## Directive
The records below are made of lines; count those holding the word "that" and give the number only.

BEGIN Input

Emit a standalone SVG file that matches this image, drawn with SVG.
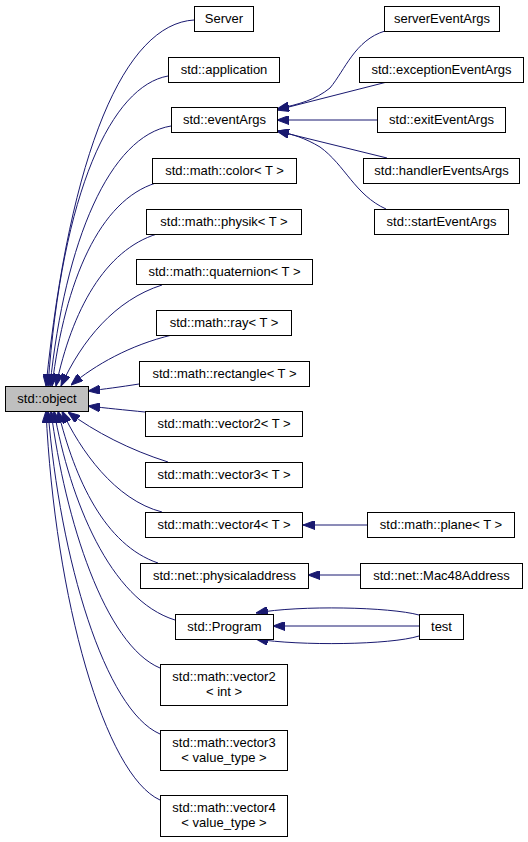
<svg xmlns="http://www.w3.org/2000/svg" width="528" height="842" viewBox="0 0 528 842">
<defs>
<marker id="ah" viewBox="0 0 12 9" refX="12" refY="4.5" markerWidth="12" markerHeight="9" markerUnits="userSpaceOnUse" orient="auto">
<path d="M0,0 L12,4.5 L0,9 z" fill="#191970" stroke="#191970" stroke-width="1"/>
</marker>
<style>
.n rect{fill:#ffffff;stroke:#000000;stroke-width:1}
.n.g rect{fill:#bfbfbf}
.n text{font-family:"Liberation Sans",Arial,sans-serif;font-size:13px;fill:#000000;text-anchor:middle}
#edges path{fill:none;stroke:#191970;stroke-width:1;marker-end:url(#ah)}
</style>
</defs>
<rect width="528" height="842" fill="#ffffff"/>
<g id="edges">
<path d="M194,20 C125,24 70,150 46,386"/>
<path d="M168,76 C112,86 62,190 48,386"/>
<path d="M171,126 C110,136 65,240 50,386"/>
<path d="M156,183 C100,200 65,280 52,386"/>
<path d="M157,234 C105,250 72,310 56,386"/>
<path d="M162,285 C115,300 82,340 61,386"/>
<path d="M172,335 C130,345 95,365 71,385"/>
<path d="M139,384 C120,387 105,389 88,391"/>
<path d="M145,412 C125,410 105,408 88,406"/>
<path d="M168,462 C130,450 95,432 68,412"/>
<path d="M162,512 C115,500 80,450 62,411"/>
<path d="M158,563 C105,545 75,480 58,411"/>
<path d="M175,620 C110,600 70,500 54,411"/>
<path d="M160,668 C105,645 65,520 51,411"/>
<path d="M160,734 C105,710 60,560 48,411"/>
<path d="M160,800 C105,775 55,600 46,411"/>
<path d="M385,31 C355,40 345,70 330,88 C315,100 300,104 277,109"/>
<path d="M387,82 L277,110"/>
<path d="M377,120 L277,120"/>
<path d="M387,158 L277,131"/>
<path d="M386,209 C355,195 345,165 320,147 C305,138 292,134 277,131"/>
<path d="M367,525 L303,525"/>
<path d="M360,575 L308,575"/>
<path d="M419,615 C390,607 300,605 256,613"/>
<path d="M419,626 L273,626"/>
<path d="M419,636 C390,645 300,646 256,639"/>
</g>
<g id="n_server" class="n"><rect x="194.5" y="6.5" width="59" height="25"/><text x="224" y="23">Server</text></g>
<g id="n_application" class="n"><rect x="168.5" y="57.5" width="111" height="25"/><text x="224" y="74">std::application</text></g>
<g id="n_eventArgs" class="n"><rect x="171.5" y="107.5" width="106" height="25"/><text x="224.5" y="124">std::eventArgs</text></g>
<g id="n_serverEventArgs" class="n"><rect x="384.5" y="6.5" width="115" height="25"/><text x="442" y="23">serverEventArgs</text></g>
<g id="n_exceptionEventArgs" class="n"><rect x="359.5" y="57.5" width="164" height="25"/><text x="441.5" y="74">std::exceptionEventArgs</text></g>
<g id="n_exitEventArgs" class="n"><rect x="377.5" y="107.5" width="128" height="25"/><text x="441.5" y="124">std::exitEventArgs</text></g>
<g id="n_handlerEventsArgs" class="n"><rect x="363.5" y="158.5" width="156" height="25"/><text x="441.5" y="175">std::handlerEventsArgs</text></g>
<g id="n_startEventArgs" class="n"><rect x="374.5" y="209.5" width="134" height="25"/><text x="441.5" y="226">std::startEventArgs</text></g>
<g id="n_color" class="n"><rect x="152.5" y="158.5" width="144" height="25"/><text x="224.5" y="175">std::math::color&lt; T &gt;</text></g>
<g id="n_physik" class="n"><rect x="146.5" y="209.5" width="155" height="25"/><text x="224" y="226">std::math::physik&lt; T &gt;</text></g>
<g id="n_quaternion" class="n"><rect x="136.5" y="259.5" width="176" height="25"/><text x="224.5" y="276">std::math::quaternion&lt; T &gt;</text></g>
<g id="n_ray" class="n"><rect x="156.5" y="310.5" width="135" height="25"/><text x="224" y="327">std::math::ray&lt; T &gt;</text></g>
<g id="n_rectangle" class="n"><rect x="139.5" y="361.5" width="170" height="25"/><text x="224.5" y="378">std::math::rectangle&lt; T &gt;</text></g>
<g id="n_object" class="n g"><rect x="5.5" y="386.5" width="83" height="25"/><text x="47" y="403">std::object</text></g>
<g id="n_vector2T" class="n"><rect x="145.5" y="411.5" width="157" height="25"/><text x="224" y="428">std::math::vector2&lt; T &gt;</text></g>
<g id="n_vector3T" class="n"><rect x="145.5" y="462.5" width="157" height="25"/><text x="224" y="479">std::math::vector3&lt; T &gt;</text></g>
<g id="n_vector4T" class="n"><rect x="145.5" y="512.5" width="157" height="25"/><text x="224" y="529">std::math::vector4&lt; T &gt;</text></g>
<g id="n_plane" class="n"><rect x="367.5" y="512.5" width="147" height="25"/><text x="441" y="529">std::math::plane&lt; T &gt;</text></g>
<g id="n_physicaladdress" class="n"><rect x="140.5" y="563.5" width="168" height="25"/><text x="224.5" y="580">std::net::physicaladdress</text></g>
<g id="n_mac48" class="n"><rect x="360.5" y="563.5" width="162" height="25"/><text x="441.5" y="580">std::net::Mac48Address</text></g>
<g id="n_program" class="n"><rect x="175.5" y="614.5" width="98" height="25"/><text x="224.5" y="631">std::Program</text></g>
<g id="n_test" class="n"><rect x="419.5" y="614.5" width="44" height="25"/><text x="441.5" y="631">test</text></g>
<g id="n_vector2int" class="n"><rect x="160.5" y="664.5" width="127" height="41"/><text x="224" y="681">std::math::vector2</text><text x="224" y="696">&lt; int &gt;</text></g>
<g id="n_vector3vt" class="n"><rect x="160.5" y="730.5" width="127" height="40"/><text x="224" y="747">std::math::vector3</text><text x="224" y="762">&lt; value_type &gt;</text></g>
<g id="n_vector4vt" class="n"><rect x="160.5" y="795.5" width="127" height="41"/><text x="224" y="812">std::math::vector4</text><text x="224" y="827">&lt; value_type &gt;</text></g>
</svg>
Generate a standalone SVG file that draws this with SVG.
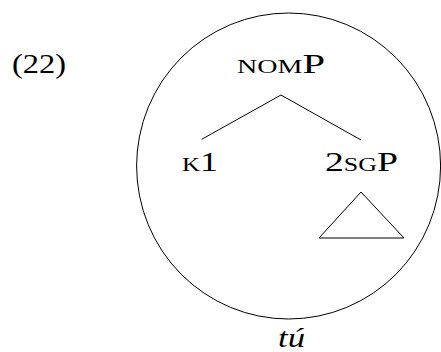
<svg xmlns="http://www.w3.org/2000/svg" width="441" height="352" viewBox="0 0 441 352">
<style>
  .t { font-family: "Liberation Serif", "DejaVu Serif", serif; font-size: 27.5px; fill: #000; }
  .sc { font-variant: small-caps; }
  .it { font-style: italic; }
  .ln { stroke: #000; stroke-width: 1; fill: none; }
</style>
<rect width="441" height="352" fill="#fff"/>
<g id="label">
  <text class="t" x="12" y="73.3" textLength="54" lengthAdjust="spacingAndGlyphs">(22)</text>
</g>
<g id="circle">
  <ellipse class="ln" cx="288.6" cy="166" rx="152" ry="153"/>
</g>
<g id="connectors">
  <polyline class="ln" points="201.7,139.3 281,95 361,140"/>
  <polygon class="ln" points="361,192 319,238 404,238"/>
</g>
<g id="nomP">
  <text class="t" x="237" y="73" textLength="88" lengthAdjust="spacingAndGlyphs"><tspan class="sc">nom</tspan>P</text>
</g>
<g id="k1">
  <text class="t" x="182" y="171" textLength="36" lengthAdjust="spacingAndGlyphs"><tspan class="sc">k</tspan>1</text>
</g>
<g id="sgP">
  <text class="t" x="325" y="171" textLength="73" lengthAdjust="spacingAndGlyphs">2<tspan class="sc">sg</tspan>P</text>
</g>
<g id="tu">
  <text class="t it" x="278" y="347" textLength="27" lengthAdjust="spacingAndGlyphs">tú</text>
</g>
</svg>
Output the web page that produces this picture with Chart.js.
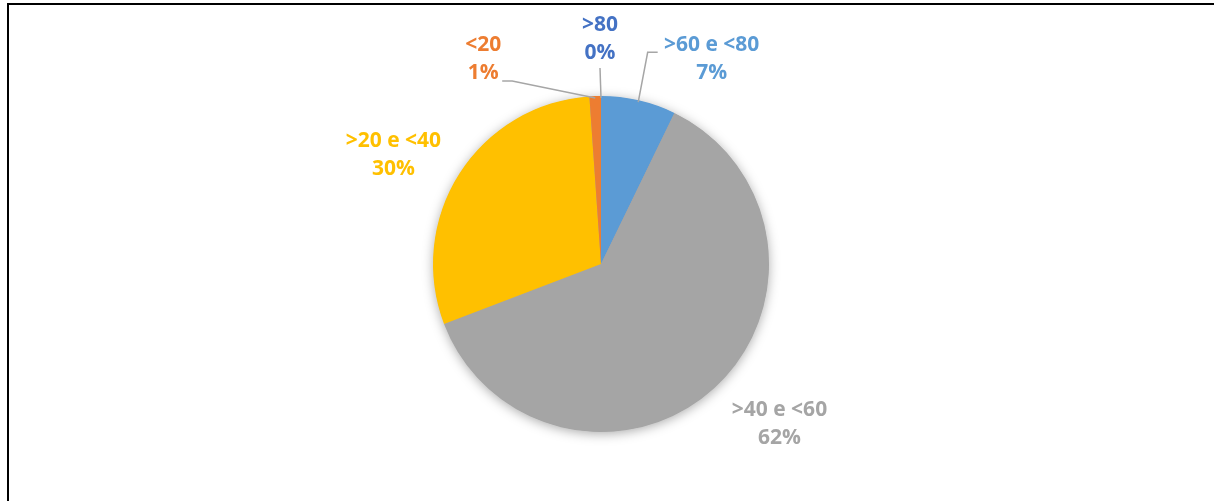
<!DOCTYPE html>
<html>
<head>
<meta charset="utf-8">
<script src="https://cdn.jsdelivr.net/npm/chart.js@4/dist/chart.umd.min.js"></script>
<style>
    body { margin: 0; background: #fff; }
    #wrap { position: relative; width: 1214px; height: 501px; overflow: hidden; }
    #frame { position: absolute; left: 7px; top: 3px; width: 1300px; height: 600px; border-left: 2px solid #000; border-top: 2px solid #000; }
    canvas { position: absolute; left: 0; top: 0; }
</style>
</head>
<body>
<div id="wrap">
    <div id="frame"></div>
    <canvas id="pieChart" width="1214" height="501"></canvas>
</div>
<script>
// data (clockwise from 12 o'clock)
const categories = ['>80', '>60 e <80', '>40 e <60', '>20 e <40', '<20'];
const shares = [0, 7.2, 62.0, 29.7, 1.1];
const colors = ['#4472C4', '#5B9BD5', '#A5A5A5', '#FFC000', '#ED7D31'];

// label placement: offset of label centre from the slice's outer mid point
// leader: [elbow dx, elbow dy, end dx] relative to label centre (null = no line)
const labelLayout = [
    { dx: -1, dy: -57, leader: [0, 29, 0] },
    { dx: 73, dy: -41, leader: [-64, -7, -54] },
    { dx: 65, dy: 36, leader: null },
    { dx: -66, dy: -19, leader: null },
    { dx: -112, dy: -37, leader: [29, 22, 19] },
];

const total = shares.reduce((a, b) => a + b, 0);

// soft shadow behind the whole pie
const pieShadow = {
    id: 'pieShadow',
    beforeDatasetsDraw(chart) {
        const arc = chart.getDatasetMeta(0).data[0];
        const ctx = chart.ctx;
        ctx.save();
        ctx.shadowColor = 'rgba(0,0,0,0.35)';
        ctx.shadowBlur = 12;
        ctx.shadowOffsetY = 2;
        ctx.fillStyle = '#A5A5A5';
        ctx.beginPath();
        ctx.arc(arc.x, arc.y, arc.outerRadius - 0.5, 0, Math.PI * 2);
        ctx.fill();
        ctx.restore();
    }
};

// Excel-like outside labels with leader lines
const outsideLabels = {
    id: 'outsideLabels',
    afterDatasetsDraw(chart) {
        const ctx = chart.ctx;
        const meta = chart.getDatasetMeta(0);
        meta.data.forEach((arc, i) => {
            const mid = (arc.startAngle + arc.endAngle) / 2;
            const ex = arc.x + Math.cos(mid) * arc.outerRadius;
            const ey = arc.y + Math.sin(mid) * arc.outerRadius;
            const lay = labelLayout[i];
            const lx = ex + lay.dx;
            const ly = ey + lay.dy;

            if (lay.leader) {
                const sx = arc.x + Math.cos(mid) * (arc.outerRadius - 2);
                const sy = arc.y + Math.sin(mid) * (arc.outerRadius - 2);
                ctx.save();
                ctx.strokeStyle = '#A6A6A6';
                ctx.lineWidth = 1.5;
                ctx.beginPath();
                ctx.moveTo(sx, sy);
                ctx.lineTo(lx + lay.leader[0], ly + lay.leader[1]);
                ctx.lineTo(lx + lay.leader[2], ly + lay.leader[1]);
                ctx.stroke();
                ctx.restore();
            }

            const pct = Math.round(shares[i] / total * 100) + '%';
            ctx.save();
            ctx.fillStyle = colors[i];
            ctx.font = 'bold 21px "Open Sans"';
            ctx.textAlign = 'center';
            ctx.textBaseline = 'middle';
            ctx.fillText(categories[i], lx, ly - 14);
            ctx.fillText(pct, lx, ly + 14);
            ctx.restore();
        });
    }
};

new Chart(document.getElementById('pieChart'), {
    type: 'pie',
    data: {
        labels: categories,
        datasets: [{
            data: shares,
            backgroundColor: colors,
            borderWidth: 0,
        }]
    },
    options: {
        responsive: false,
        animation: false,
        layout: { padding: { left: 261, right: 273, top: 96, bottom: 69 } },
        plugins: {
            legend: { display: false },
            tooltip: { enabled: false }
        }
    },
    plugins: [pieShadow, outsideLabels]
});
</script>
</body>
</html>
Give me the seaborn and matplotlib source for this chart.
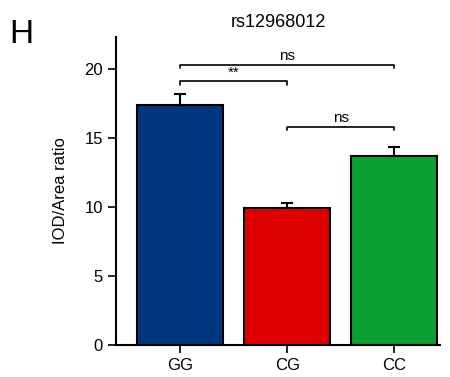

END Input

## Written solution
3